2. Rule 69. Our rule 69 is a shortened version of Fed. R. Civ. P. 69. Differences are indicated in the margin;[1] they consist primarily of the deletion of references to State law applicable in a Federal court, which would be wholly inappropriate in a State rule. We think the first sentence of our rule, identical to the first sentence of the Federal rule, *818 equally contemplates that the plaintiff must enforce a money judgment by writ of execution only "unless the court directs otherwise." The purpose plainly was to equip the court with all the traditional flexibility of a court of equity. See 7 Moore's Federal Practice par. 69.03 [2] (2d ed. 1975). Insistence on a separate action merely because the remedy was traditionally equitable would be entirely contrary to the spirit of our rules. See Mass. R. Civ. P. 2 and 18, 365 Mass. 733 and 764 (1974). Federal courts have employed Federal rule 69 to enforce money judgments against assets not reachable by execution, without insisting on a separate creditor's bill. Green v. Benson, 271 F. Supp. 90, 93 (E.D. Pa. 1967). Cf. Chambers v. Blickle Ford Sales, Inc., 313 F.2d 252, 256 (2d Cir.1963); O'Keefe v.

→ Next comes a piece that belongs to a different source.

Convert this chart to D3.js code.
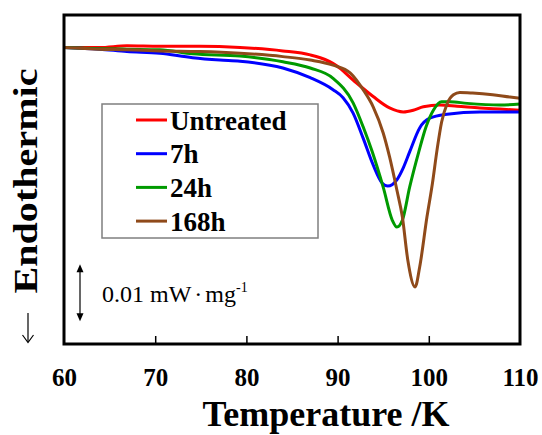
<!DOCTYPE html>
<html>
<head>
<meta charset="utf-8">
<script src="https://cdn.jsdelivr.net/npm/d3@7"></script>
<style>
  html, body { margin: 0; padding: 0; background: #fff; }
  svg { display: block; }
  text { font-family: "Liberation Serif", "Times New Roman", serif; }
</style>
</head>
<body>
<svg id="chart" width="542" height="435"></svg>
<script>
// DSC heat-flow traces (mW/mg, relative offset) versus temperature (K)
const seriesNames = ["Untreated", "7h", "24h", "168h"];
const seriesColors = ["#ff0000", "#0000ff", "#009a00", "#8f4a1a"];

const tempUntreated = [60.0, 63.9, 66.9, 70.5, 74.9, 79.3, 84.0, 87.0, 88.1, 89.9, 91.7, 93.9, 95.7, 97.2, 98.3, 99.4, 101.2, 103.1, 105.6, 107.8, 110.0];
const heatUntreated = [-0.0001, -0.0001, 0.0002, 0.0001, 0.0001, -0.0001, -0.0007, -0.0014, -0.0019, -0.0033, -0.0058, -0.0087, -0.0107, -0.0114, -0.0111, -0.0105, -0.0102, -0.0104, -0.0107, -0.0109, -0.0111];

const temp7h = [60.0, 63.9, 66.9, 70.5, 74.1, 77.1, 79.3, 84.0, 87.0, 89.5, 90.6, 91.7, 92.8, 93.9, 94.9, 95.5, 96.5, 97.2, 97.9, 99.0, 100.1, 102.0, 105.6, 110.0];
const heat7h = [-0.0001, -0.0004, -0.0008, -0.0011, -0.0019, -0.0023, -0.0025, -0.0037, -0.0054, -0.0075, -0.0089, -0.0116, -0.0160, -0.0207, -0.0239, -0.0244, -0.0233, -0.0212, -0.0184, -0.0142, -0.0125, -0.0118, -0.0114, -0.0114];

const temp24h = [60.0, 63.9, 66.9, 70.5, 74.1, 79.3, 84.0, 87.0, 89.5, 91.7, 92.8, 93.8, 95.0, 96.0, 96.5, 97.1, 97.9, 98.9, 99.7, 100.5, 101.4, 102.3, 104.2, 107.8, 110.0];
const heat24h = [-0.0001, -0.0003, -0.0004, -0.0005, -0.0012, -0.0016, -0.0026, -0.0037, -0.0055, -0.0098, -0.0140, -0.0184, -0.0246, -0.0304, -0.0316, -0.0304, -0.0246, -0.0184, -0.0140, -0.0111, -0.0096, -0.0096, -0.0099, -0.0102, -0.0100];

const temp168h = [60.0, 63.9, 66.9, 70.5, 74.9, 79.3, 84.0, 87.0, 89.5, 91.4, 92.8, 93.9, 95.0, 95.7, 96.5, 97.1, 97.7, 98.5, 99.0, 99.8, 100.4, 100.9, 101.4, 102.0, 102.7, 103.4, 104.8, 107.0, 108.9, 110.0];
const heat168h = [-0.0001, -0.0004, -0.0005, -0.0007, -0.0008, -0.0011, -0.0017, -0.0023, -0.0032, -0.0046, -0.0075, -0.0105, -0.0151, -0.0193, -0.0251, -0.0298, -0.0374, -0.0421, -0.0386, -0.0298, -0.0239, -0.0181, -0.0132, -0.0100, -0.0084, -0.0080, -0.0081, -0.0084, -0.0088, -0.0090];

const xTicks = [60, 70, 80, 90, 100, 110];
const scaleBarValue = 0.01;               // mW/mg
const scaleBarLabel = "0.01 mW";

const temps = [tempUntreated, temp7h, temp24h, temp168h];
const heats = [heatUntreated, heat7h, heat24h, heat168h];

const svg = d3.select("#chart");
const frame = { left: 64, right: 520, top: 15, bottom: 344 };

const x = d3.scaleLinear().domain([60, 110]).range([frame.left, frame.right]);
const y = d3.scaleLinear().domain([-0.0521, 0.0056]).range([frame.bottom, frame.top]);

svg.append("defs").append("clipPath").attr("id", "plotClip")
  .append("rect")
  .attr("x", frame.left).attr("y", frame.top)
  .attr("width", frame.right - frame.left).attr("height", frame.bottom - frame.top);

// curves
const line = d3.line()
  .x(d => x(d[0]))
  .y(d => y(d[1]))
  .curve(d3.curveMonotoneX);

const curves = svg.append("g").attr("clip-path", "url(#plotClip)");
seriesNames.forEach((name, i) => {
  const pts = temps[i].map((t, j) => [t, heats[i][j]]);
  curves.append("path")
    .datum(pts)
    .attr("d", line)
    .attr("fill", "none")
    .attr("stroke", seriesColors[i])
    .attr("stroke-width", 3)
    .attr("stroke-linejoin", "round")
    .attr("stroke-linecap", "round");
});

// bottom axis: inward ticks, labels below
const xAxis = d3.axisBottom(x)
  .tickValues(xTicks)
  .tickSize(-8)
  .tickPadding(0)
  .tickFormat(d3.format("d"));
const gx = svg.append("g").attr("transform", `translate(0,${frame.bottom})`).call(xAxis);
gx.select(".domain").remove();
gx.selectAll(".tick line")
  .attr("stroke", "#000").attr("stroke-width", 1.5)
  .filter(d => d === 60 || d === 110).remove();
gx.selectAll(".tick text")
  .attr("y", 42)
  .attr("dy", null)
  .attr("fill", "#000")
  .style("font-family", '"Liberation Serif", "Times New Roman", serif')
  .style("font-size", "25px")
  .style("font-weight", "bold");

// plot frame
svg.append("rect")
  .attr("x", frame.left).attr("y", frame.top)
  .attr("width", frame.right - frame.left).attr("height", frame.bottom - frame.top)
  .attr("fill", "none").attr("stroke", "#000").attr("stroke-width", 3);

// axis titles
svg.append("text")
  .attr("x", 326)
  .attr("y", 426)
  .attr("text-anchor", "middle")
  .attr("textLength", 247)
  .attr("lengthAdjust", "spacingAndGlyphs")
  .style("font-size", "35px")
  .style("font-weight", "bold")
  .text("Temperature /K");

svg.append("text")
  .attr("transform", "translate(37,181) rotate(-90)")
  .attr("text-anchor", "middle")
  .attr("textLength", 225)
  .attr("lengthAdjust", "spacingAndGlyphs")
  .style("font-size", "33px")
  .style("font-weight", "bold")
  .text("Endothermic");

// downward arrow under the y title
const arrowG = svg.append("g").attr("stroke", "#000").attr("stroke-width", 1.2).attr("fill", "none");
arrowG.append("line").attr("x1", 28).attr("y1", 313).attr("x2", 28).attr("y2", 342);
arrowG.append("path").attr("d", "M22.5,335 L28,342.5 L33.5,335");

// legend
const legend = svg.append("g");
legend.append("rect")
  .attr("x", 102).attr("y", 104).attr("width", 216).attr("height", 134)
  .attr("fill", "#fff").attr("stroke", "#7f7f7f").attr("stroke-width", 1.5);
seriesNames.forEach((name, i) => {
  const yy = 120 + i * 33.7;
  legend.append("line")
    .attr("x1", 136).attr("x2", 167).attr("y1", yy).attr("y2", yy)
    .attr("stroke", seriesColors[i]).attr("stroke-width", 3);
  legend.append("text")
    .attr("x", 170).attr("y", yy + 9.5)
    .style("font-size", "27px")
    .style("font-weight", "bold")
    .text(name);
});

// scale bar for heat flow
const barX = 80;
const barTop = y(-0.0381);
const barBottom = y(-0.0381 - scaleBarValue);
const sb = svg.append("g");
sb.append("line")
  .attr("x1", barX).attr("x2", barX).attr("y1", barTop + 6).attr("y2", barBottom - 6)
  .attr("stroke", "#000").attr("stroke-width", 1.2);
sb.append("path")
  .attr("d", `M${barX},${barTop} L${barX - 3.5},${barTop + 8} L${barX + 3.5},${barTop + 8} Z`)
  .attr("fill", "#000");
sb.append("path")
  .attr("d", `M${barX},${barBottom} L${barX - 3.5},${barBottom - 8} L${barX + 3.5},${barBottom - 8} Z`)
  .attr("fill", "#000");
const sbText = sb.append("text")
  .attr("x", 102).attr("y", 302)
  .style("font-size", "24px");
sbText.append("tspan").text(scaleBarLabel);
sbText.append("tspan").attr("dx", 3).text("\u00b7");
sbText.append("tspan").attr("dx", 3).text("mg");
sbText.append("tspan").attr("dy", -10).style("font-size", "14px").text("-1");
</script>
</body>
</html>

Landow, 289 F.2d 465, 466 (2d Cir.1961).

The judge also ruled that relief could not be given against nonparties. But Mass. R. Civ. P. 71, 365 Mass. 837 (1974), authorizes such relief "when obedience to an order may be lawfully enforced against a person who is not a party." See 7 Moore's Federal Practice par. 71.04 (2d ed. 1975). Cf. Findlay Mfg. Co. v. Hygrade Lighting Fixture Corp., 288 F. 80, 81 (E.D.N.Y. 1923). No question is raised as to personal jurisdiction over the insurers. The Superior Court had jurisdiction over the claims against the insurers under G.L.c. 214, § 3 (9), and the plaintiff's right to any available insurance proceeds was established by G.L.c. 175, §§ 112, 113. Saunders v. Austin W. Fishing Corp., 352 Mass. 169, 173 (1967).

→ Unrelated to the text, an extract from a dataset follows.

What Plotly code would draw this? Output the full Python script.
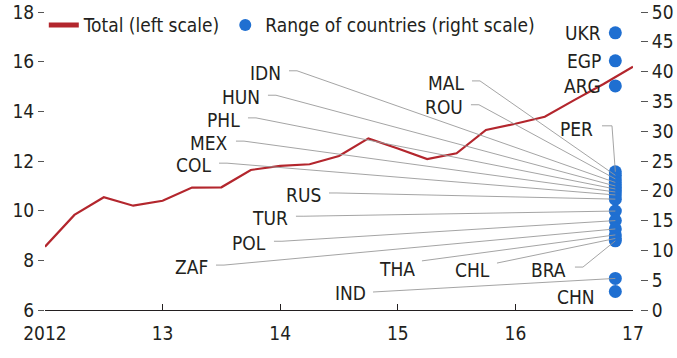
import plotly.graph_objects as go

# ---- data ----
quarters = [2012.0, 2012.25, 2012.5, 2012.75, 2013.0, 2013.25, 2013.5, 2013.75,
            2014.0, 2014.25, 2014.5, 2014.75, 2015.0, 2015.25, 2015.5, 2015.75,
            2016.0, 2016.25, 2016.5, 2016.75, 2017.0]
total = [8.55, 9.83, 10.54, 10.2, 10.4, 10.93, 10.94, 11.64, 11.8, 11.87, 12.2,
         12.91, 12.5, 12.08, 12.31, 13.25, 13.5, 13.78, 14.45, 15.1, 15.8]

countries = ["UKR", "EGP", "ARG", "PER", "MAL", "ROU", "IDN", "HUN", "PHL", "MEX",
             "COL", "RUS", "TUR", "POL", "ZAF", "THA", "CHL", "BRA", "IND", "CHN"]
country_values = [46.5, 41.8, 37.6, 23.2, 22.6, 22.0, 21.4, 20.8, 20.3, 19.8,
                  19.3, 18.6, 16.6, 15.0, 13.6, 12.6, 12.0, 11.6, 5.3, 3.1]
country_date = 2016.85

x_tickvals = [2012, 2013, 2014, 2015, 2016, 2017]
x_ticktext = ["2012", "13", "14", "15", "16", "17"]
left_ticks = [6, 8, 10, 12, 14, 16, 18]
right_ticks = [0, 5, 10, 15, 20, 25, 30, 35, 40, 45, 50]

# ---- label layout (right edge in years, centre on right scale) ----
label_pos = {
    "UKR": (2016.745, 46.5), "EGP": (2016.745, 41.8), "ARG": (2016.745, 37.6),
    "PER": (2016.677, 30.4), "MAL": (2015.58, 38.1), "ROU": (2015.571, 34.1),
    "IDN": (2014.024, 39.8), "HUN": (2013.845, 35.7), "PHL": (2013.675, 31.9),
    "MEX": (2013.573, 28.0), "COL": (2013.429, 24.3), "RUS": (2014.364, 19.3),
    "TUR": (2014.083, 15.4), "POL": (2013.896, 11.2), "ZAF": (2013.403, 7.2),
    "THA": (2015.163, 6.9), "CHL": (2015.801, 6.7), "BRA": (2016.447, 6.7),
    "IND": (2014.747, 2.85), "CHN": (2016.694, 2.2),
}
no_leader = {"UKR", "EGP", "ARG", "CHN"}
# leader style: (gap px, rise px, elbow px)
leader_style = {"PER": (7, 3, 10), "THA": (5, 8, 0), "CHL": (5, 7, 0),
                "BRA": (7, 3, 8), "IND": (5, 1, 0)}
default_leader = (6, 2, 8)

PX_PER_YEAR = 117.6
PX_PER_UNIT2 = 5.96

RED = "#b3262d"
BLUE = "#1f6fd1"
TXT = "#231f20"
FONT = "DejaVu Sans Condensed, sans-serif"
FS = 19

fig = go.Figure()
fig.add_trace(go.Scatter(x=quarters, y=total, mode="lines", name="Total (left scale)",
                         line=dict(color=RED, width=2.2), yaxis="y"))
fig.add_trace(go.Scatter(x=[country_date] * len(countries), y=country_values, mode="markers",
                         name="Range of countries (right scale)",
                         marker=dict(color=BLUE, size=13), yaxis="y2"))

lx, ly = [], []
for c, v in zip(countries, country_values):
    if c in no_leader:
        continue
    px0, py0 = label_pos[c]
    gap, rise, elbow = leader_style.get(c, default_leader)
    sx = px0 + gap / PX_PER_YEAR
    sy = py0 + rise / PX_PER_UNIT2
    ex = sx + elbow / PX_PER_YEAR
    lx += [sx, ex, country_date, None]
    ly += [sy, sy, v, None]
fig.add_trace(go.Scatter(x=lx, y=ly, mode="lines", yaxis="y2", showlegend=False,
                         hoverinfo="skip", line=dict(color="#9a9a9a", width=0.9)))

for c in countries:
    px0, py0 = label_pos[c]
    fig.add_annotation(x=px0, y=py0, xref="x", yref="y2", text=c, showarrow=False,
                       xanchor="right", yanchor="middle",
                       font=dict(family=FONT, size=FS, color=TXT))

fig.update_layout(
    width=677, height=358,
    margin=dict(l=45, r=30, t=12, b=48, autoexpand=False),
    paper_bgcolor="white", plot_bgcolor="white",
    font=dict(family=FONT, size=FS, color=TXT),
    showlegend=True,
    legend=dict(orientation="h", x=-0.002, y=1.02, xanchor="left", yanchor="top",
                bgcolor="rgba(0,0,0,0)", font=dict(size=FS), itemsizing="constant",
                tracegroupgap=0),
    xaxis=dict(range=[2012, 2017], domain=[0, 0.9767], tickvals=x_tickvals,
               ticktext=x_ticktext, ticks="inside", ticklen=6, tickcolor=TXT,
               showline=True, linecolor=TXT, linewidth=1, showgrid=False,
               zeroline=False, automargin=False, ticklabelstandoff=6),
    yaxis=dict(range=[6, 18], tickvals=left_ticks, ticks="outside", ticklen=6,
               tickcolor="#555", showline=False, showgrid=False, zeroline=False,
               automargin=False),
    yaxis2=dict(range=[0, 50], tickvals=right_ticks, overlaying="y", side="right",
                anchor="free", position=0.9884, ticks="outside", ticklen=7,
                tickcolor="#555", showline=False, showgrid=False, zeroline=False,
                automargin=False),
)

fig.write_html("out.html", config={"displayModeBar": False},
               post_script="document.body.style.margin='0';document.body.style.overflow='hidden';")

3. The merits. We do not pass on the merits of Oceanus's defense under its policy, or on the alternative claim against Marine. Those issues are in litigation in the Federal courts, and the effect of any outstanding Federal judgment will be open in the Superior Court on remand.

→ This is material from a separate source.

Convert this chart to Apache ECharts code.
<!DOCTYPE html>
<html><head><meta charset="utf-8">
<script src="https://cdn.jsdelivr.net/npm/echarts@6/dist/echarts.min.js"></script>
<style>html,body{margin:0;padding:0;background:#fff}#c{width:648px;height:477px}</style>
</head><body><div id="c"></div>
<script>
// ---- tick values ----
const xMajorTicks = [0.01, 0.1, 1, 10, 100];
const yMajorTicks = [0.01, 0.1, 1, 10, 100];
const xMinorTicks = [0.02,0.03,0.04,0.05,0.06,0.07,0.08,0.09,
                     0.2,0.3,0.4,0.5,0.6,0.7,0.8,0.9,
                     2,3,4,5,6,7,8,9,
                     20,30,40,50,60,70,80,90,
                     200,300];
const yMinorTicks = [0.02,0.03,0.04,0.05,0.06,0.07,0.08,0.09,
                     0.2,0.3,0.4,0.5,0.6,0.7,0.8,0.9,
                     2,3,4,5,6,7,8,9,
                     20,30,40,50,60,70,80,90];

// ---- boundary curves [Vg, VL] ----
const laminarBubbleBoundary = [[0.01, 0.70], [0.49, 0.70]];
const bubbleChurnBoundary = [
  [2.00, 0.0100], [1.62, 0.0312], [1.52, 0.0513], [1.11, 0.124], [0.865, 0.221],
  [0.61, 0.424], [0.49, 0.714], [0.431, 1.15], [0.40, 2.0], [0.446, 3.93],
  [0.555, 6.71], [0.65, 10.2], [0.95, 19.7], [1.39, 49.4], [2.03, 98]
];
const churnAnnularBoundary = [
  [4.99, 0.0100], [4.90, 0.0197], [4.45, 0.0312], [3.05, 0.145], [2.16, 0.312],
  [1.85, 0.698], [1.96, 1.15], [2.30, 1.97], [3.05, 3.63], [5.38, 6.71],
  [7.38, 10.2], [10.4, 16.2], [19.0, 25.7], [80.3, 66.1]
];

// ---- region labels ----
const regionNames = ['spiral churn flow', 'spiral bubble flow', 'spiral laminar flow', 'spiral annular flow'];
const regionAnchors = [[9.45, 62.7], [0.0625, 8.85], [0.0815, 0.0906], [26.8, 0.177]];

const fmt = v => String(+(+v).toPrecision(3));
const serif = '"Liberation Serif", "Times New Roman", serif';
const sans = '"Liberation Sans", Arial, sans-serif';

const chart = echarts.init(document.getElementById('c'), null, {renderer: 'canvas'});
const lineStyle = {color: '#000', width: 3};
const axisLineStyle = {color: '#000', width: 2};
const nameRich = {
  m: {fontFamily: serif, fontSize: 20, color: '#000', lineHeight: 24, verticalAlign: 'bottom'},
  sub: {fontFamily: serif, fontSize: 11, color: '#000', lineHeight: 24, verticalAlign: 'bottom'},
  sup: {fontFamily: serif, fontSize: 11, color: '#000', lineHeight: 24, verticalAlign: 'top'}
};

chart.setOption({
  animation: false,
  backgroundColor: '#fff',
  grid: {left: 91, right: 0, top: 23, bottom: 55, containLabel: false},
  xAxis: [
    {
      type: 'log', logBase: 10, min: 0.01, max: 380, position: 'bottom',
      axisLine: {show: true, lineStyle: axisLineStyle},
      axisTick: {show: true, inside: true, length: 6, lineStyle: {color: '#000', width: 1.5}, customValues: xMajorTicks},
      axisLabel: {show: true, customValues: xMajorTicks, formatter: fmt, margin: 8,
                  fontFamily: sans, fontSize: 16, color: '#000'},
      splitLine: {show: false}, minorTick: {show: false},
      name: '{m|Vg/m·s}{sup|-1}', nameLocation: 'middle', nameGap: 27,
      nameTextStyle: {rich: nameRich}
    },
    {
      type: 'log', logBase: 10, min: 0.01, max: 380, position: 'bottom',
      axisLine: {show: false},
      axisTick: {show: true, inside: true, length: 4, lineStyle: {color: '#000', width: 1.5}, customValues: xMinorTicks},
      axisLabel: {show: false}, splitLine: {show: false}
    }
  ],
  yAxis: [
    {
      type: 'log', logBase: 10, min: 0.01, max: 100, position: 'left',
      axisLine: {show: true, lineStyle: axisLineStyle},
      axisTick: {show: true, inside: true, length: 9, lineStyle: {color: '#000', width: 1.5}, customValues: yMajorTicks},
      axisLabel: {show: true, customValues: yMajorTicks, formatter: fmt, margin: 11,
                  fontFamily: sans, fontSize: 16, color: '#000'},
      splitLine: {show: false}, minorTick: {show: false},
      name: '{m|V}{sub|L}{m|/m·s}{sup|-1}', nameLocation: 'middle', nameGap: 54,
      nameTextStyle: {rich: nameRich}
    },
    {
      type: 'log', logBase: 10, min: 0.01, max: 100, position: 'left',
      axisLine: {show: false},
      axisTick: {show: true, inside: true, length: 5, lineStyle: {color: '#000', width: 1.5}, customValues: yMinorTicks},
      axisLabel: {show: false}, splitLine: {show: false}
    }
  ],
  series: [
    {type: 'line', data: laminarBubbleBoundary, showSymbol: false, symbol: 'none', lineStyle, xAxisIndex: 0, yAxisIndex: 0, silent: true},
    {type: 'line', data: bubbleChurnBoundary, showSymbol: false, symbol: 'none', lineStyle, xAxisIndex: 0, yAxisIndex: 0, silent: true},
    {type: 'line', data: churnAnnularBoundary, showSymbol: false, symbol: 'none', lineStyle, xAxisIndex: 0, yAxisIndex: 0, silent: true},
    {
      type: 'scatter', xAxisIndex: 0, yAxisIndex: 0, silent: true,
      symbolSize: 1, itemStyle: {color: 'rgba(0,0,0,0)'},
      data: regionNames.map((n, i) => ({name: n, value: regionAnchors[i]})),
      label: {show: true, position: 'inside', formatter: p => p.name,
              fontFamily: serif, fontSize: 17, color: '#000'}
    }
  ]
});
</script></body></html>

4. Disposition. The order denying the plaintiff's motion under rule 69 is reversed and the case is remanded for further proceedings consistent with this opinion.

So ordered.

NOTES

[1] Matter in [brackets] appears in the Federal rule, but not in ours; matter in italics appears in our rule but not in the Federal rule: "Process to enforce a judgment for the payment of money shall be a writ of execution, unless the court directs otherwise. The procedure on execution, [in proceedings supplementary to and in aid of a judgment, and] in proceedings on and in aid of execution shall be in accordance with applicable statutes [the practice and procedure of the state in which the district court is held, existing at the time the remedy is sought, except that any statute of the United States governs to the extent that it is applicable]. In aid of the judgment or execution, the judgment creditor or his successor in interest when that interest appears of record, may obtain discovery from any person, including the judgment debtor, in the manner provided in these rules [or in the manner provided by the practice of the state in which the district court is held]."